The next step is to multiply $\textbf{E}^{-1}$ times block submatrix $\textbf{F}$ and negate the result:
$\begin{pmatrix}\textbf{E}^{-1}&-\textbf{E}^{-1}\textbf{F}\\\\ \textbf{G}&\textbf{H}\end{pmatrix}$
Note that the matrix multiplication and overwriting in this step can be performed one column of $\textbf{F}$ at a time, something we'll revisit in assessing memory requirements.
3.
Next multiply $\textbf{G}$ times the previous result $-\textbf{E}^{-1}\textbf{F}$ and add it to the existing block submatrix $\textbf{H}$:
$\begin{pmatrix}\textbf{E}^{-1}&-\textbf{E}^{-1}\textbf{F}\\\\ \textbf{G}&\textbf{H}-\textbf{G}\textbf{E}^{-1}\textbf{F}\end{pmatrix}$
This step can also be performed one column at a time, and because the results are accumulated in the existing block submatrix $\textbf{H}$, no additional memory is needed.
Note that what has now overwritten $\textbf{H}$ is $\textbf{S}=\textbf{H}-\textbf{G}\textbf{E}^{-1}\textbf{F}$.
4. & 5.
The next two steps can be done in either order. We want to multiply block submatrix $\textbf{G}$ on the right by $\textbf{E}^{-1}$, and we also want to recursively invert in-place the previous result $\textbf{S}$. After doing both we have:
$\begin{pmatrix}\textbf{E}^{-1}&-\textbf{E}^{-1}\textbf{F}\\\\ \textbf{G}\textbf{E}^{-1}&\textbf{S}^{-1}\end{pmatrix}$
Note that the matrix multiplication and overwriting of $\textbf{G}$ can be done one row at a time.
6.
Next we should multiply these last two results, overwriting $\textbf{G}\textbf{E}^{-1}$ with $\textbf{S}^{-1}\textbf{G}\textbf{E}^{-1}$ and negating that block:
$\begin{pmatrix}\textbf{E}^{-1}&-\textbf{E}^{-1}\textbf{F}\\\\ -\textbf{S}^{-1}\textbf{G}\textbf{E}^{-1}&\textbf{S}^{-1}\end{pmatrix}$
7.
We are on the home stretch now! Multiply the two off-diagonal blocks and add that to the diagonal block containing $\textbf{E}^{-1}$:
$\begin{pmatrix}\textbf{E}^{-1}+\textbf{E}^{-1}\textbf{F}\textbf{S}^{-1}\textbf{G}\textbf{E}^{-1}&-\textbf{E}^{-1}\textbf{F}\\\\ -\textbf{S}^{-1}\textbf{G}\textbf{E}^{-1}&\textbf{S}^{-1}\end{pmatrix}$
8.
Finally we multiply the block containing $-\textbf{E}^{-1}\textbf{F}$ on the right by $\textbf{S}^{-1}$, something that can be done one row at a time:
$\textbf{A}^{-1}=\begin{pmatrix}\textbf{E}^{-1}+\textbf{E}^{-1}\textbf{F}\textbf{S}^{-1}\textbf{G}\textbf{E}^{-1}&-\textbf{E}^{-1}\textbf{F}\textbf{S}^{-1}\\\\ -\textbf{S}^{-1}\textbf{G}\textbf{E}^{-1}&\textbf{S}^{-1}\end{pmatrix}$
Requirements for additional memory:
A temporary need for additional memory arises when we want to do matrix multiplication and store the result back into the location of one of the two factors.

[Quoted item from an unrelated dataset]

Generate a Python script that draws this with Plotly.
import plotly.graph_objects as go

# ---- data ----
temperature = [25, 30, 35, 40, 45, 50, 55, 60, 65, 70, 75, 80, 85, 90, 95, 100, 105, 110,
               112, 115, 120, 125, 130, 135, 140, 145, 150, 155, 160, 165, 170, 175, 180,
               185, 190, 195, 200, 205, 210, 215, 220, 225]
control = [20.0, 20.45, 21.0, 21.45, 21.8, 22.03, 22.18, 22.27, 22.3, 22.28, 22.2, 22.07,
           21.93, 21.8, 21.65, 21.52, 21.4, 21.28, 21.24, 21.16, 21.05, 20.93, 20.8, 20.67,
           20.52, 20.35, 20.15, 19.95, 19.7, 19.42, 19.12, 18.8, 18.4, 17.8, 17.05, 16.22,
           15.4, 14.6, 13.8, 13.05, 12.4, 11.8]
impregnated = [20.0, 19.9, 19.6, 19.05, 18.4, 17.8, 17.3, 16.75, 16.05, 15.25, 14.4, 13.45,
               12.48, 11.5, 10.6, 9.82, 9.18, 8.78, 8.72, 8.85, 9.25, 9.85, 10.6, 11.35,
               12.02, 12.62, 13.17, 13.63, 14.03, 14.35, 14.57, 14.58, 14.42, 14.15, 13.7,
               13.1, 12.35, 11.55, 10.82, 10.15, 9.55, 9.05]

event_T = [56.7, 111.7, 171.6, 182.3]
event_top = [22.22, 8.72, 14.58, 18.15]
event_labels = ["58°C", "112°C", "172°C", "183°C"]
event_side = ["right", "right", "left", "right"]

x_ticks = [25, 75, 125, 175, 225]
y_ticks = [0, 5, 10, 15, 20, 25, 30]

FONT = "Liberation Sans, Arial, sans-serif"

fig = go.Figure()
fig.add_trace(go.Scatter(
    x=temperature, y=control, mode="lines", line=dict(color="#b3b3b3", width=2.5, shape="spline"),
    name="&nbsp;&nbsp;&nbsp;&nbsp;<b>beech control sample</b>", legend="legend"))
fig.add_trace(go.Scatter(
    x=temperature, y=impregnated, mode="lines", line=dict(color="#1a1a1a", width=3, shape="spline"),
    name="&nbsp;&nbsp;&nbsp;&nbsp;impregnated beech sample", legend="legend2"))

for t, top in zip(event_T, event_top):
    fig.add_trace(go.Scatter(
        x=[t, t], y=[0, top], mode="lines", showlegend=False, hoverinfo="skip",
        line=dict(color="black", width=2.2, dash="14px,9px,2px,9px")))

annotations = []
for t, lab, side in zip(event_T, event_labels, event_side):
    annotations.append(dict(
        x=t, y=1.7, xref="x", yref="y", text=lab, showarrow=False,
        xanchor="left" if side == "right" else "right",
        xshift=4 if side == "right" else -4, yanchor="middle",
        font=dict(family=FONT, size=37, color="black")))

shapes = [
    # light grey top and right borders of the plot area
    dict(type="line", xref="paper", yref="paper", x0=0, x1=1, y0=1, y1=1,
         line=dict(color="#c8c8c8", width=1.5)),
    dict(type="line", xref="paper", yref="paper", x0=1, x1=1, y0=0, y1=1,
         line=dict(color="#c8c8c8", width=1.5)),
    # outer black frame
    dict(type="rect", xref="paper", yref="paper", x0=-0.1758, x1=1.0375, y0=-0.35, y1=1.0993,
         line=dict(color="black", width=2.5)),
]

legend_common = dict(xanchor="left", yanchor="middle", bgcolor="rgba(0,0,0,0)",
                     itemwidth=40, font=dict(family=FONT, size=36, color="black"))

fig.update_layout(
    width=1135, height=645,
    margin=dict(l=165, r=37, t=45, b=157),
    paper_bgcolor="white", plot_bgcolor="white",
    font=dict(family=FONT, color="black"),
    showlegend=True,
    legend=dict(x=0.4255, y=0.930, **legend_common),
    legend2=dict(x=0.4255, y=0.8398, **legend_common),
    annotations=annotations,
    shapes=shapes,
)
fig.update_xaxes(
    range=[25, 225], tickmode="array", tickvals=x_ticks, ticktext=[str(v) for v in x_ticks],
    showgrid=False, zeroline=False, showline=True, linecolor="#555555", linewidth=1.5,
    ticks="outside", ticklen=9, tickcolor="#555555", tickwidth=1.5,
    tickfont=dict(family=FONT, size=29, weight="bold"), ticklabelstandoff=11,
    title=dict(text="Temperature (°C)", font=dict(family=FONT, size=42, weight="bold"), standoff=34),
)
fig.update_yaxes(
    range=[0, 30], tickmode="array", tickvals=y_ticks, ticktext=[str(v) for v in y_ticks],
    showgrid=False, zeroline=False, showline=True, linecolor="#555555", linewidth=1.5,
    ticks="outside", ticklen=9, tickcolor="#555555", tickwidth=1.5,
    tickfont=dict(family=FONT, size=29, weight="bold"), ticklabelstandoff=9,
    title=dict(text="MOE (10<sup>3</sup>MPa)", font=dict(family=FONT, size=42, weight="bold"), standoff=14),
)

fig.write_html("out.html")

Such a need arises in step 2. when forming $\textbf{E}^{-1}\textbf{F}$, in step 4. (or 5.) when forming $\textbf{G}\textbf{E}^{-1}$, in step 6. when forming $\textbf{S}^{-1}\textbf{G}\textbf{E}^{-1}$, and in step 8. when forming $-\textbf{E}^{-1}\textbf{F}\textbf{S}^{-1}$.
Of course other "temporary" allocations are hidden in recursive calls to in-place inversion in step 1. and step 4.&5. when matrices $\textbf{E}$ and $\textbf{S}$ are inverted.

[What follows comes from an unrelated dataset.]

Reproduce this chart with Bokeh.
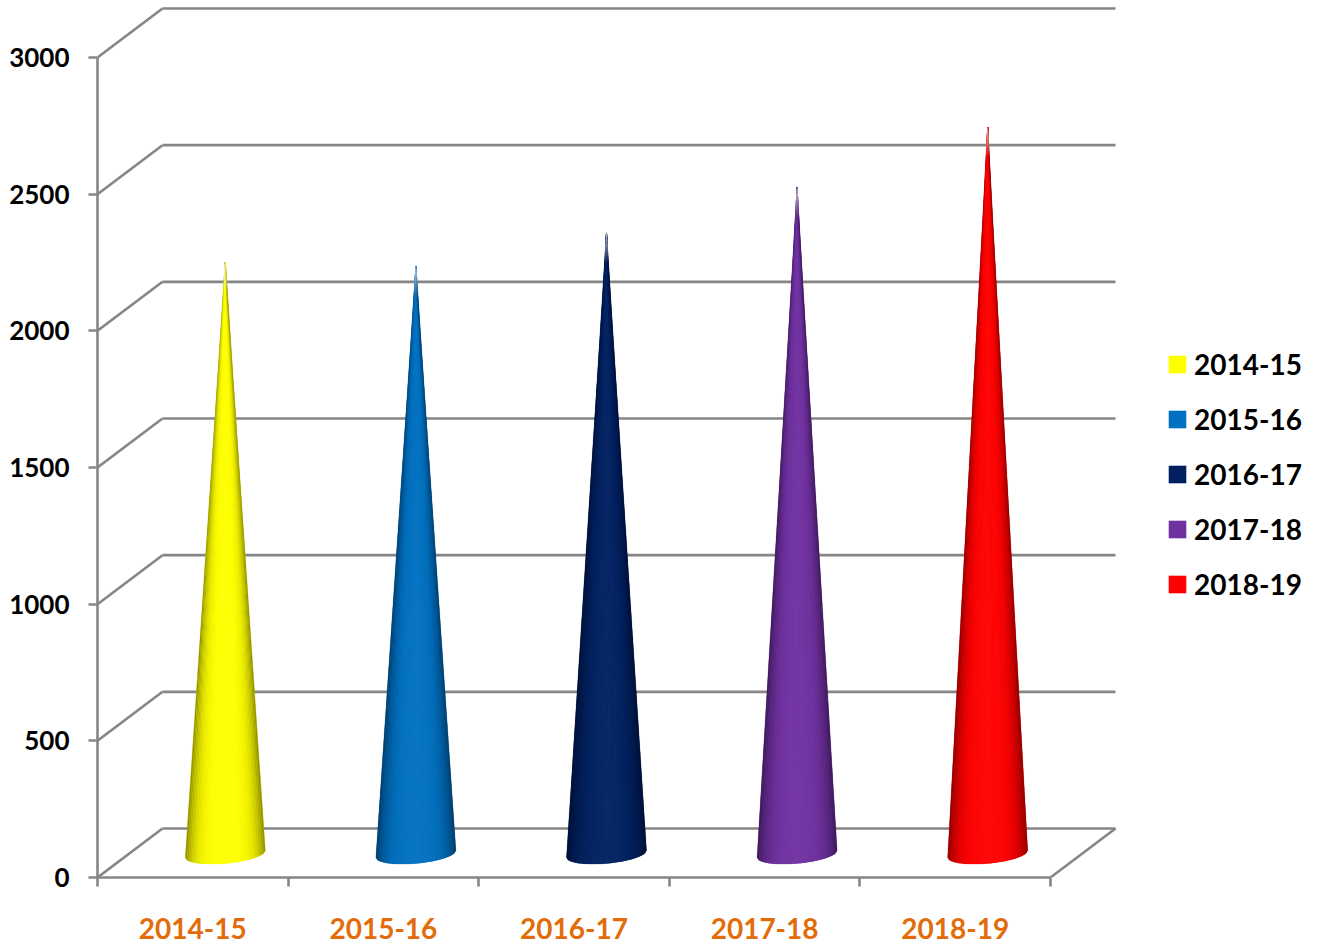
import numpy as np
from bokeh.embed import file_html
from bokeh.models import FixedTicker, Legend, LegendItem, Range1d
from bokeh.plotting import figure
from bokeh.resources import INLINE

categories = ["2014-15", "2015-16", "2016-17", "2017-18", "2018-19"]
values = [2164, 2150, 2270, 2438, 2657]
colors = ["#FFFF00", "#0070C0", "#002060", "#7030A0", "#FF0000"]
y_ticks = [0, 500, 1000, 1500, 2000, 2500, 3000]

AXIS = "#868686"
LABEL = "#E36C0A"
FONT = "Lato"

PX_X = 190.6          # pixels per category
PX_Y = 820 / 3000     # pixels per value unit
DEPTH_X = 65 / PX_X   # floor depth, in data units
DEPTH_Y = 49 / PX_Y
HALF_W = 40 / PX_X    # cone base half width
ARC = 9.5 / PX_Y      # front arc depth of the base
TILT = 3.5 / PX_Y     # base tilt
N = 48
FADE_BANDS = 12
FADE_UNITS = 30 / PX_Y

LEFT, BOTTOM = 97, 70
WIDTH, HEIGHT = 1316, 947
FRAME_W, FRAME_H = WIDTH - LEFT, HEIGHT - BOTTOM
p = figure(
    frame_width=FRAME_W, frame_height=FRAME_H, output_backend="svg", toolbar_location=None,
    x_range=Range1d(0, FRAME_W / PX_X), y_range=Range1d(0, FRAME_H / PX_Y),
    min_border_left=LEFT, min_border_right=0, min_border_top=0, min_border_bottom=BOTTOM,
    background_fill_color="white", border_fill_color="white",
)
p.outline_line_color = None
p.grid.visible = False

# 3-D walls and floor
x0, y0, x1, y1 = [], [], [], []
for t in y_ticks:
    x0 += [0, DEPTH_X]
    y0 += [t, t + DEPTH_Y]
    x1 += [DEPTH_X, len(categories) + DEPTH_X]
    y1 += [t + DEPTH_Y, t + DEPTH_Y]
x0.append(len(categories)); y0.append(0)
x1.append(len(categories) + DEPTH_X); y1.append(DEPTH_Y)
p.segment(x0, y0, x1, y1, line_color=AXIS, line_width=2.6)


def rgb(hex_color):
    return np.array([int(hex_color[i:i + 2], 16) for i in (1, 3, 5)], dtype=float)


legend_items = []
for i, (name, val, col) in enumerate(zip(categories, values, colors)):
    cx = i + 0.5 + DEPTH_X / 2
    base = DEPTH_Y / 2 - 3.5
    u = np.linspace(-1, 1, N + 1)
    s = np.sqrt(1 - u ** 2)
    ax = cx + HALF_W * u
    ay = base + TILT * u - ARC * s
    apex_y = base + val
    outline = p.patch(
        [cx] + list(ax), [apex_y] + list(ay),
        fill_color=col, line_color=None,
    )
    c = rgb(col)
    xs, ys, fills = [], [], []
    for j in range(N):
        um = abs((u[j] + u[j + 1]) / 2)
        shade = 1 - 0.45 * um ** 4
        lift = 0.05 * (1 - um)
        v = np.clip(c * shade + (255 - c) * lift, 0, 255).astype(int)
        fills.append("#%02x%02x%02x" % tuple(v))
        xs.append([cx, ax[j], ax[j + 1]])
        ys.append([apex_y, ay[j], ay[j + 1]])
    p.patches(xs, ys, fill_color=fills, line_color=fills, line_width=0.25)

    # the very tip of each cone fades out towards white
    fx, fy, fa = [], [], []
    for k in range(FADE_BANDS):
        d0, d1 = k / FADE_BANDS * FADE_UNITS, (k + 1) / FADE_BANDS * FADE_UNITS
        w0 = HALF_W * d0 / val * 1.4 + 0.002
        w1 = HALF_W * d1 / val * 1.4 + 0.002
        fx.append([cx - w0, cx + w0, cx + w1, cx - w1])
        fy.append([apex_y - d0, apex_y - d0, apex_y - d1, apex_y - d1])
        fa.append(0.75 * (1 - (k + 0.5) / FADE_BANDS))
    p.patches(fx, fy, fill_color="white", fill_alpha=fa, line_color=None)
    legend_items.append(LegendItem(label=name, renderers=[outline]))

# axes
xa = p.xaxis[0]
xa.ticker = FixedTicker(
    ticks=[i + 0.5 for i in range(len(categories))],
    minor_ticks=list(range(len(categories) + 1)),
)
xa.major_label_overrides = {i + 0.5: c for i, c in enumerate(categories)}
xa.bounds = (0, len(categories))
xa.axis_line_color = AXIS
xa.axis_line_width = 2.6
xa.major_tick_line_color = None
xa.major_tick_in = 0
xa.major_tick_out = 0
xa.minor_tick_line_color = AXIS
xa.minor_tick_line_width = 2.6
xa.minor_tick_in = 0
xa.minor_tick_out = 9
xa.major_label_standoff = 31
xa.major_label_text_color = LABEL
xa.major_label_text_font = FONT
xa.major_label_text_font_style = "bold"
xa.major_label_text_font_size = "28px"

ya = p.yaxis[0]
ya.ticker = FixedTicker(ticks=y_ticks, minor_ticks=[])
ya.bounds = (0, 3000)
ya.axis_line_color = AXIS
ya.axis_line_width = 2.6
ya.major_tick_line_color = AXIS
ya.major_tick_line_width = 2.6
ya.major_tick_in = 0
ya.major_tick_out = 9
ya.major_label_standoff = 19
ya.major_label_text_color = "black"
ya.major_label_text_font = FONT
ya.major_label_text_font_style = "bold"
ya.major_label_text_font_size = "26px"

legend = Legend(
    items=legend_items, location=(1069, 276), padding=0, margin=0,
    spacing=21, glyph_width=22, glyph_height=22, label_standoff=6,
    label_text_font=FONT, label_text_font_style="bold",
    label_text_font_size="28px", label_text_color="black",
    border_line_color=None, background_fill_color=None,
)
p.add_layout(legend, "center")

open("out.html", "w").write(file_html(p, INLINE))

In each case the allocated memory can be freed (or reused) after one column or one row of a required matrix multiplication is performed, because the overwriting can be done one column or one row at a time following its computation. The overhead for such allocations is limited to size m+n, or even max(m,n), i.e. a linear overhead in the size of $\textbf{A}$.